PROBLEM TO WORK ON
Below are some entries. Transcribe the lines from the one holding "Emit a component" to the one holding "import * as echarts from 'echarts';", inclusive, but not the pictures among them.

DATA TO USE
## BEGIN

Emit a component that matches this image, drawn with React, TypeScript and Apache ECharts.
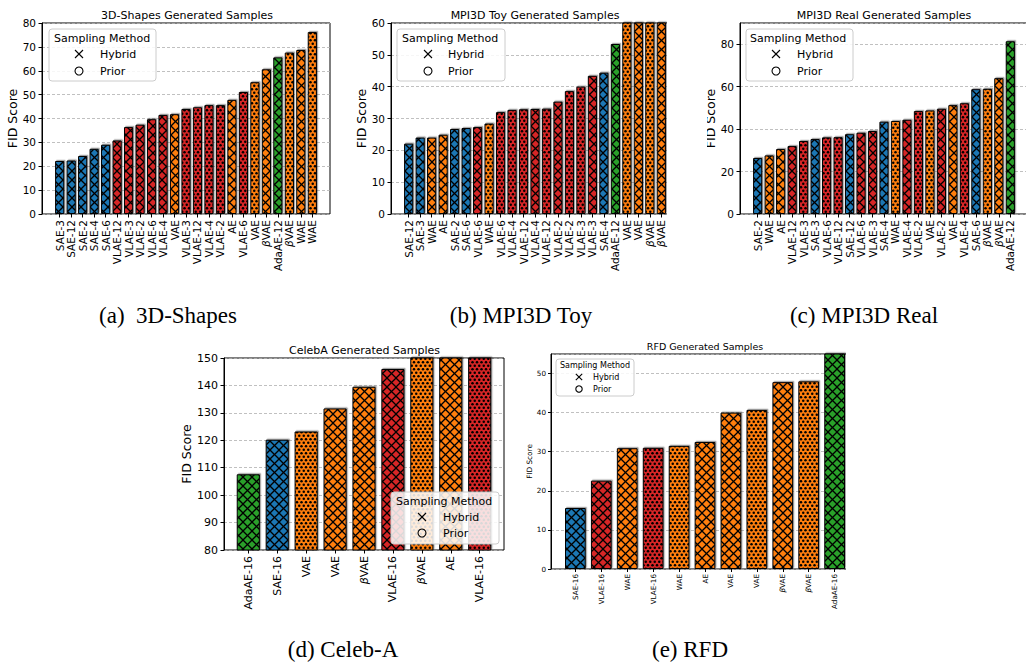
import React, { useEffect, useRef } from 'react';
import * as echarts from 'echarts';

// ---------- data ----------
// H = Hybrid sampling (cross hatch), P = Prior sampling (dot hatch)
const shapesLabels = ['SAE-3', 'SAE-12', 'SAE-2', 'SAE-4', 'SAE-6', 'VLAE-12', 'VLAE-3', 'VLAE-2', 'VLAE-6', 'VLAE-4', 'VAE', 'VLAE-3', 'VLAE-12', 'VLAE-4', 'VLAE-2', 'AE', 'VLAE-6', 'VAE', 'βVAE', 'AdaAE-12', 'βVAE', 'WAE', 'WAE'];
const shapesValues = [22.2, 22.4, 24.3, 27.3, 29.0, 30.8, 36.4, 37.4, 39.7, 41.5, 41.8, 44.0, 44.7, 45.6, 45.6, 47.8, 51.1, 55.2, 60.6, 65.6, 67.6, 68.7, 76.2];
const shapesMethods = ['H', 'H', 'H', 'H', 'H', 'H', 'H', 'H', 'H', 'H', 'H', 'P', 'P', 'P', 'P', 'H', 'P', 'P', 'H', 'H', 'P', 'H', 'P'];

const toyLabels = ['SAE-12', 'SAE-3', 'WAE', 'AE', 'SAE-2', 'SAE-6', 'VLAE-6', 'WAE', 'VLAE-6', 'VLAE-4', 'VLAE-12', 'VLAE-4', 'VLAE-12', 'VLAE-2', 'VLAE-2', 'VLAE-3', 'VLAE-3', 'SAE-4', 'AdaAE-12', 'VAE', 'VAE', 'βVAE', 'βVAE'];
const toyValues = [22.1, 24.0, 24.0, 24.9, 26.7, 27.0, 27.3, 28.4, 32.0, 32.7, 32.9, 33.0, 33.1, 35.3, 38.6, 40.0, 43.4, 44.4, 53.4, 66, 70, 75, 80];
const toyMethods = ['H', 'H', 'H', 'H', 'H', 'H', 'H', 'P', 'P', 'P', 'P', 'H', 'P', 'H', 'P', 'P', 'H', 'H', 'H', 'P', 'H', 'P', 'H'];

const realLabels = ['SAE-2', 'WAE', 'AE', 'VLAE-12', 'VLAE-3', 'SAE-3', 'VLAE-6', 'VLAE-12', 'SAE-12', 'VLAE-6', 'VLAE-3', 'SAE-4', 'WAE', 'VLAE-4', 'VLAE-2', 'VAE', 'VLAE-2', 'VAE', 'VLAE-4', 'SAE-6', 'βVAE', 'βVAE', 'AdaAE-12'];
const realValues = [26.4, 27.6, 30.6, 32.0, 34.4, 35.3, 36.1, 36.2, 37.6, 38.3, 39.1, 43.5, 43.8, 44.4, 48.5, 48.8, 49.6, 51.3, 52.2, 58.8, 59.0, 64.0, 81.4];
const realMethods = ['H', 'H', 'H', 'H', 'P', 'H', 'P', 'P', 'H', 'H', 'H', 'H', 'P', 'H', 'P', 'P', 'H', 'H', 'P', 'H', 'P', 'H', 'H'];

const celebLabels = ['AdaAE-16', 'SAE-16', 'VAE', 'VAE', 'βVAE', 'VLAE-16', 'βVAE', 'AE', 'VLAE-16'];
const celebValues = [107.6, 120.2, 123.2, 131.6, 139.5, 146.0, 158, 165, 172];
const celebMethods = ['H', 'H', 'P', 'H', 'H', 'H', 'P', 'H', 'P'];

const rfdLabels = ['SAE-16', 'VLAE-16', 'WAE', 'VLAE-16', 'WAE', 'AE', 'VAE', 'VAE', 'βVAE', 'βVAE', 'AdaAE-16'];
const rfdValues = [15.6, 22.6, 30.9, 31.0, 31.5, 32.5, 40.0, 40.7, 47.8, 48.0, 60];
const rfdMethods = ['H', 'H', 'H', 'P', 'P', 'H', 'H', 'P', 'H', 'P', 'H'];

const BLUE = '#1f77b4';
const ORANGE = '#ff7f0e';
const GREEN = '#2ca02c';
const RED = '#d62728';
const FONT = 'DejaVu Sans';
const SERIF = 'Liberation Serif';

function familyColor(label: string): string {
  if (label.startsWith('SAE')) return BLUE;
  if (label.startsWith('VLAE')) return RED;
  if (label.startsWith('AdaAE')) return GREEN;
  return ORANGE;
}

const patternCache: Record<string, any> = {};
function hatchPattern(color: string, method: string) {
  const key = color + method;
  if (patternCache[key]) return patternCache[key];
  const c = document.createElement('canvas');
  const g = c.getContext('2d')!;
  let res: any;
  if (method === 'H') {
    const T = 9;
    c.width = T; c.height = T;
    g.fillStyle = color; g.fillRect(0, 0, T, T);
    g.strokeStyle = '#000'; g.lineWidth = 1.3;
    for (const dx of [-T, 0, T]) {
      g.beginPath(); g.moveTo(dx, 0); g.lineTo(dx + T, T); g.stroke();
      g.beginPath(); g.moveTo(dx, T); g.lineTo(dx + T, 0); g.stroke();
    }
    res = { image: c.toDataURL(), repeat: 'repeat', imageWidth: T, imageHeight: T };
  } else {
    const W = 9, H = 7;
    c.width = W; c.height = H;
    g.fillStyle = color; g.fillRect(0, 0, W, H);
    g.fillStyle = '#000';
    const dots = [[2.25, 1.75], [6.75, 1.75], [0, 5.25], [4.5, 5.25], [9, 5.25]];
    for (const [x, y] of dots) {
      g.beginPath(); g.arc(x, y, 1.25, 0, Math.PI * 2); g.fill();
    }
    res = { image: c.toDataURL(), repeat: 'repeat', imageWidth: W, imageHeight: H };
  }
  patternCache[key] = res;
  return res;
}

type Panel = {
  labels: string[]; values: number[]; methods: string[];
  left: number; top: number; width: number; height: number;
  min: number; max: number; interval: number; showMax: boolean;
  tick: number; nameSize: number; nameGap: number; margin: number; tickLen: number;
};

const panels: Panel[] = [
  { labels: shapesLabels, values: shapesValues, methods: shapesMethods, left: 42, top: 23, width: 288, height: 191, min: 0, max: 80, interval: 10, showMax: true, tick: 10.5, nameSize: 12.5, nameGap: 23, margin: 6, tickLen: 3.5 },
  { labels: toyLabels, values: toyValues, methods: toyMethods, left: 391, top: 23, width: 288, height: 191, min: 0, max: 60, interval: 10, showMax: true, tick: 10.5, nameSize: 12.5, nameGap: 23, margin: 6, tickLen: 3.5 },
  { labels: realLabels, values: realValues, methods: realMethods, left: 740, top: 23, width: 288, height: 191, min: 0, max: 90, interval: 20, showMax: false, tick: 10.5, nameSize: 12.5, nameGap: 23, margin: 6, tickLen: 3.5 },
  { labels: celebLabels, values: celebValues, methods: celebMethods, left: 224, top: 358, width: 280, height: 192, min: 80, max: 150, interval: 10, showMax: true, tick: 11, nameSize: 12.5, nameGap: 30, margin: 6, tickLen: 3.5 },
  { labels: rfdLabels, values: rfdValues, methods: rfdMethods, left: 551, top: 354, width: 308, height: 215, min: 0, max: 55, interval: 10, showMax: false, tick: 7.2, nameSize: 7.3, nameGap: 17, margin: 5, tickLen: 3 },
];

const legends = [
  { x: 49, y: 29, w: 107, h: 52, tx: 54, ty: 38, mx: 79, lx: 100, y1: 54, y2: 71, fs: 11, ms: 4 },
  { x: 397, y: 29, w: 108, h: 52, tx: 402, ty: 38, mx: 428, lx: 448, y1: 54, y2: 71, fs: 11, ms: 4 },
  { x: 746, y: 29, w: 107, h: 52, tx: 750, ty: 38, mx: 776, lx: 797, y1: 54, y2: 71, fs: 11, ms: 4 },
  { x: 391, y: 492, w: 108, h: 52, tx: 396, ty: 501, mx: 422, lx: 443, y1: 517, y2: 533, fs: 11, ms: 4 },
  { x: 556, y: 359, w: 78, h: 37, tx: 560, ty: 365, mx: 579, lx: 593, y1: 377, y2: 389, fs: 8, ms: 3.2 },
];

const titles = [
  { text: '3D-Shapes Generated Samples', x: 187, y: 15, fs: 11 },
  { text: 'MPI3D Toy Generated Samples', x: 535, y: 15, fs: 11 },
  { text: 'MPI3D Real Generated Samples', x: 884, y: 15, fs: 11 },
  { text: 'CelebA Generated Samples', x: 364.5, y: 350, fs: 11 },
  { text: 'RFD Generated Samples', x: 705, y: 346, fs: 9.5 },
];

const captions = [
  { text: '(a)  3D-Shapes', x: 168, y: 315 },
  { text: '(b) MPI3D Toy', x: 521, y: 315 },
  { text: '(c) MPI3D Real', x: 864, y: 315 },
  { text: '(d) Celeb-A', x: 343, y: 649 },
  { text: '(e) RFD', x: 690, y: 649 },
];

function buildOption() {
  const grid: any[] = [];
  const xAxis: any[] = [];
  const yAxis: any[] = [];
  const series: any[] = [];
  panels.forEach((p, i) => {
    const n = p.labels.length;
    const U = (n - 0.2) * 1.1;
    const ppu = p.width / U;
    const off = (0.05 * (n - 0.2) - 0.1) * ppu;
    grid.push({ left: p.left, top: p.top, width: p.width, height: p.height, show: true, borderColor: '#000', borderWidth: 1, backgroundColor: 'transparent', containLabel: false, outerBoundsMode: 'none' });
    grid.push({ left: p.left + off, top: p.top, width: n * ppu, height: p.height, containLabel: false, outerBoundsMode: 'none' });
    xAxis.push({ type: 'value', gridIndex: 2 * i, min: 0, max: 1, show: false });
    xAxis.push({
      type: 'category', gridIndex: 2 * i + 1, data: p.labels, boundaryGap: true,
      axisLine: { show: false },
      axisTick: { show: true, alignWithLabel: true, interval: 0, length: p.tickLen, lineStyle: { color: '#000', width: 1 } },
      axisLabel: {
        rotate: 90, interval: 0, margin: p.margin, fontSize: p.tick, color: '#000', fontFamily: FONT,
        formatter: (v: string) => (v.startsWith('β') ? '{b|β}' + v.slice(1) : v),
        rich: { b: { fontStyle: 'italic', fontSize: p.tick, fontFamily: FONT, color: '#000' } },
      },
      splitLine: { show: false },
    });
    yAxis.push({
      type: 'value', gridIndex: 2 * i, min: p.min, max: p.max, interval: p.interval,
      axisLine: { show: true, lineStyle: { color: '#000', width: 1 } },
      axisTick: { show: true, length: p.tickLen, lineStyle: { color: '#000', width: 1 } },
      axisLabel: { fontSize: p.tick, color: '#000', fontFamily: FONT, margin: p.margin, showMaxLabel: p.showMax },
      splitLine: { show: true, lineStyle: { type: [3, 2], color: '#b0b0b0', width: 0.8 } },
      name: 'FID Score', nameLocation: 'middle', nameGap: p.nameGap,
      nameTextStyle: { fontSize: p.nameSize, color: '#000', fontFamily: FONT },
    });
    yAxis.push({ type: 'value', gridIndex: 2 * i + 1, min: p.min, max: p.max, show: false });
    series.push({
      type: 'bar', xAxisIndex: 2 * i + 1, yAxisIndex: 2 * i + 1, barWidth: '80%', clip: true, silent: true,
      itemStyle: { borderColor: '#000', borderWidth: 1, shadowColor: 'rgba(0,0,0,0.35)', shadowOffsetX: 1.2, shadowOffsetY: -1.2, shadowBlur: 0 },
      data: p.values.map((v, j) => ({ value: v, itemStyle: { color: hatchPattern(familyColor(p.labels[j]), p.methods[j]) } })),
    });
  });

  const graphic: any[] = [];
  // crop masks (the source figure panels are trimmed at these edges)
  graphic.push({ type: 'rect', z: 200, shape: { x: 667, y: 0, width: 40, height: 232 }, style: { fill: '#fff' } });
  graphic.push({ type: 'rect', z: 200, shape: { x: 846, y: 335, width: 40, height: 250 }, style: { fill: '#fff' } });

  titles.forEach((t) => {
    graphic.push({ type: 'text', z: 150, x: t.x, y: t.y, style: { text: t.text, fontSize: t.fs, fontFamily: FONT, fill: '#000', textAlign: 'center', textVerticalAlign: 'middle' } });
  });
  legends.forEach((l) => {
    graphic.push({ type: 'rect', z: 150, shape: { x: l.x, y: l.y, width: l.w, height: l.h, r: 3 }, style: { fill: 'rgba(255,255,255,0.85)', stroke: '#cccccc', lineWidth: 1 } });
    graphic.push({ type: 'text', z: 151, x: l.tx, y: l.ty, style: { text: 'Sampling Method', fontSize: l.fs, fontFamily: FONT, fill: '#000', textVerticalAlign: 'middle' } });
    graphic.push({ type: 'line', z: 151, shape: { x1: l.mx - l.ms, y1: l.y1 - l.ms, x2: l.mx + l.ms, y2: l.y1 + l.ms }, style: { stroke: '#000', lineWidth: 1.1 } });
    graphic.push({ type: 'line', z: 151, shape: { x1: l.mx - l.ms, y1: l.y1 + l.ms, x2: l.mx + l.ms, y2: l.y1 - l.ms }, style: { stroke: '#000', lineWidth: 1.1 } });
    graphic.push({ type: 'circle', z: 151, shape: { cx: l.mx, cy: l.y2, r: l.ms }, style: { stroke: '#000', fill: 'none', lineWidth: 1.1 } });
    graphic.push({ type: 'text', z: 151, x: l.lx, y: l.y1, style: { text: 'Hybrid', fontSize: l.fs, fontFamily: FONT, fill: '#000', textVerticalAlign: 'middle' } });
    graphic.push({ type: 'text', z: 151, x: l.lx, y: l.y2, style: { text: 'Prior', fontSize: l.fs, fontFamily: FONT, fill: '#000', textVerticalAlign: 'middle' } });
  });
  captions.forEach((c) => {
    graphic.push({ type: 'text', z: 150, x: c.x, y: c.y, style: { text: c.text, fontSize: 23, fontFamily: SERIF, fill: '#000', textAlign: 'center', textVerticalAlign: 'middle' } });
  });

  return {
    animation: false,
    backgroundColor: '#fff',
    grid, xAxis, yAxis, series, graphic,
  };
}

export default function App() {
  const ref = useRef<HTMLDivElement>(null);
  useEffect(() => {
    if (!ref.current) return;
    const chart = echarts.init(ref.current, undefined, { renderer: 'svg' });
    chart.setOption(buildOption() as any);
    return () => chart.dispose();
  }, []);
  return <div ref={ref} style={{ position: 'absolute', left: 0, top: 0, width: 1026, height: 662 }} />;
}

## END
## BEGIN

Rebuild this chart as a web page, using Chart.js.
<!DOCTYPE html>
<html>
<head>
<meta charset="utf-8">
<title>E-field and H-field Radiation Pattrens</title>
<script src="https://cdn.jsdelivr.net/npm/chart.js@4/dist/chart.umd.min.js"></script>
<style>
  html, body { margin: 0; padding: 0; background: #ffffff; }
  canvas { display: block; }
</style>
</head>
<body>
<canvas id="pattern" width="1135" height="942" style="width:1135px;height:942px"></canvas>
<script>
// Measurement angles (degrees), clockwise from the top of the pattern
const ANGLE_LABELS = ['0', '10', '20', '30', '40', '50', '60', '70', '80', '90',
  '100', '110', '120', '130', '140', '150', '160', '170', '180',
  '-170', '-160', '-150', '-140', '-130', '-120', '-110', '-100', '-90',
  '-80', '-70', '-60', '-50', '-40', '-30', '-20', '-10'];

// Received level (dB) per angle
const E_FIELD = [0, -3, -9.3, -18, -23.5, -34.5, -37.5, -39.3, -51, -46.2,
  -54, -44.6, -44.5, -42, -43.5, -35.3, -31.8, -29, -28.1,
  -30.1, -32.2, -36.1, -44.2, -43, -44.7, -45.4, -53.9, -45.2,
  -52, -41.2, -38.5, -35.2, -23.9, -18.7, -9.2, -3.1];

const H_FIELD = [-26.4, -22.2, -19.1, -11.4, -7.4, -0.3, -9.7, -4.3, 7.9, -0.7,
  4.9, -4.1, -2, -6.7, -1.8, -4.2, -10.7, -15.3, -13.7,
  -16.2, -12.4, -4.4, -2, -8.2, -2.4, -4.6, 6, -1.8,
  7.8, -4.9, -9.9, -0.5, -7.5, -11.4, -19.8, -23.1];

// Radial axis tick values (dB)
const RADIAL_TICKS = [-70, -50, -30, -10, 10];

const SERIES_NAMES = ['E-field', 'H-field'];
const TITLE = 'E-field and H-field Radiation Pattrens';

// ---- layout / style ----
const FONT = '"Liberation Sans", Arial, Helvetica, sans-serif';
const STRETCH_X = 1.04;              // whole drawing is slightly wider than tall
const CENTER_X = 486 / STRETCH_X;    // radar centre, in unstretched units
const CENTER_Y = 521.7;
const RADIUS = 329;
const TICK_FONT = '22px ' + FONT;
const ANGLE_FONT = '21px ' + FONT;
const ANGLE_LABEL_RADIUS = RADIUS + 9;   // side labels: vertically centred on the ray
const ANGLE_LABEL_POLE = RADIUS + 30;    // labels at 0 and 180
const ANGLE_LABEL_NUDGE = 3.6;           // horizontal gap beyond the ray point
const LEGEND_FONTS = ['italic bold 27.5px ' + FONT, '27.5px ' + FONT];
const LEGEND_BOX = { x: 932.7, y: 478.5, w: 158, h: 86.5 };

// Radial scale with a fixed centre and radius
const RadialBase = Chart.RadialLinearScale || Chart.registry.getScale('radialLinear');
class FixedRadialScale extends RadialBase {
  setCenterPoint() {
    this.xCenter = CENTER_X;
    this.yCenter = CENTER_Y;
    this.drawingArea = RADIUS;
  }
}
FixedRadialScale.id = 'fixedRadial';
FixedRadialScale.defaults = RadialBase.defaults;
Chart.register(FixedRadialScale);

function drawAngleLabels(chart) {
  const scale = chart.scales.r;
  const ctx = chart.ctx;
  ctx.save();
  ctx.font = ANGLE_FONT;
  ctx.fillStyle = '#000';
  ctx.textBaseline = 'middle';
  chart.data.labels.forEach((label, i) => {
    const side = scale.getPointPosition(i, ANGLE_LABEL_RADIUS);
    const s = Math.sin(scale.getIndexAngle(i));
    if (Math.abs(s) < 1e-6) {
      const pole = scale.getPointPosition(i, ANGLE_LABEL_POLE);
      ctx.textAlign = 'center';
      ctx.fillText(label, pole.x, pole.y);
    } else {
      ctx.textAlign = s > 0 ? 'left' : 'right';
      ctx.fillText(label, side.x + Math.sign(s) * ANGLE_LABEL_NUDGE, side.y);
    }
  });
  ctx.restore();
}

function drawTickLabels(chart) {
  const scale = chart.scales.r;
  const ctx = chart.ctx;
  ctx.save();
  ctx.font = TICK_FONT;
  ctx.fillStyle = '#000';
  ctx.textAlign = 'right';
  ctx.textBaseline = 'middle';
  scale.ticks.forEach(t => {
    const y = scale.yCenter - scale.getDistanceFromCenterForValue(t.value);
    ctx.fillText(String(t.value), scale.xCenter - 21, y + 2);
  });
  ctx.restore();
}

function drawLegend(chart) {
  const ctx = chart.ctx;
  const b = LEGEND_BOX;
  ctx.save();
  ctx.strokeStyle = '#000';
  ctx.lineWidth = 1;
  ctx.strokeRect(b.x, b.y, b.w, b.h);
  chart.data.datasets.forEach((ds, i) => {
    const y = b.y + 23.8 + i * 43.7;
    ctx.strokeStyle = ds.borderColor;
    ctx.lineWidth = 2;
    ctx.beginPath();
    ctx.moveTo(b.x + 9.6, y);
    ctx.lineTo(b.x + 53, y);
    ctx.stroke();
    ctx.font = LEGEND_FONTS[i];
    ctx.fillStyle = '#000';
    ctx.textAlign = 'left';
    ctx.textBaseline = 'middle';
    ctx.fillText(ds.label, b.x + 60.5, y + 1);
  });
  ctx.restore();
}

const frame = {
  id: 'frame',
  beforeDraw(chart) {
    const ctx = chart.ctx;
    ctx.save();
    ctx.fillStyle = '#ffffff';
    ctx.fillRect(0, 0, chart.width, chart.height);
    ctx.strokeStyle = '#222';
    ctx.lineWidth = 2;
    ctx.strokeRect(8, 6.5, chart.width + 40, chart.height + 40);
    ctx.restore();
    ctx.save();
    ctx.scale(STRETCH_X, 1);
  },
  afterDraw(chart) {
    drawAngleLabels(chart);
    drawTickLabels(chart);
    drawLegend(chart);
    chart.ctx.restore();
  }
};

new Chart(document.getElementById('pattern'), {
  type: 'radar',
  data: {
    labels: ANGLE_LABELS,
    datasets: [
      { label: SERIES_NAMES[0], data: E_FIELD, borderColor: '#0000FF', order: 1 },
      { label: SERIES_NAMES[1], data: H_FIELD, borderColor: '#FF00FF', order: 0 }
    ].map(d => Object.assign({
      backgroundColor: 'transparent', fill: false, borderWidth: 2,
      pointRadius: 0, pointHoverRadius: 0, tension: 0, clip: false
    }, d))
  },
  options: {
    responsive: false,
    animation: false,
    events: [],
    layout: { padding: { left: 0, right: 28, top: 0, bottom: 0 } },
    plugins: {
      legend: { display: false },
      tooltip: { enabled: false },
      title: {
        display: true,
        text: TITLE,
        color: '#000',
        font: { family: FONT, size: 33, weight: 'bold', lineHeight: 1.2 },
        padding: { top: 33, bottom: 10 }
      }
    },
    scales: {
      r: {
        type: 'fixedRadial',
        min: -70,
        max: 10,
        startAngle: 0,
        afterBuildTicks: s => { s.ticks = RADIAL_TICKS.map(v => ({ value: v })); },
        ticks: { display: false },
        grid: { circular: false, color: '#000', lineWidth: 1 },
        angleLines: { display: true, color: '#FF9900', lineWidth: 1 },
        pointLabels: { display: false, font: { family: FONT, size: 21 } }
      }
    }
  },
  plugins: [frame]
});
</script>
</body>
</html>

## END
## BEGIN

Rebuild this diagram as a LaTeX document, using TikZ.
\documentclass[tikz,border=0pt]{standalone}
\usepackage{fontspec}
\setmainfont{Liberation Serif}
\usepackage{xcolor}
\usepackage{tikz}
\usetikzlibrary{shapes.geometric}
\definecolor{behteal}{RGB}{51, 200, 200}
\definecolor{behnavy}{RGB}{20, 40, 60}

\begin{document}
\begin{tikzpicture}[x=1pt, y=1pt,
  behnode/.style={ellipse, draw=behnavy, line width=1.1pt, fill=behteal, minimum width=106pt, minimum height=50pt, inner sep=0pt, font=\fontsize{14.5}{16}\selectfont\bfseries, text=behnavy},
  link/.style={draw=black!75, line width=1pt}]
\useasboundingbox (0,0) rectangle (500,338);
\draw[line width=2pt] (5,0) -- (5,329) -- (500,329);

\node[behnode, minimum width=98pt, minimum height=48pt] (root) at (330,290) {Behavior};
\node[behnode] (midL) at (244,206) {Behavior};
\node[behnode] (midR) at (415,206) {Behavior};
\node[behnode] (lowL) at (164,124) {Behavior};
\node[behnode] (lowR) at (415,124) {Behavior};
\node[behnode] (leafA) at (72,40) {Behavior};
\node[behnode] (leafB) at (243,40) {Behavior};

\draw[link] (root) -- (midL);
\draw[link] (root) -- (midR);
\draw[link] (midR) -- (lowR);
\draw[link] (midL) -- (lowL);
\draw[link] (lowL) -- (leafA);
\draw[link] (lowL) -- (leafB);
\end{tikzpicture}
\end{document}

## END

COMPLETED TASK
Emit a component that matches this image, drawn with React, TypeScript and Apache ECharts.
import React, { useEffect, useRef } from 'react';
import * as echarts from 'echarts';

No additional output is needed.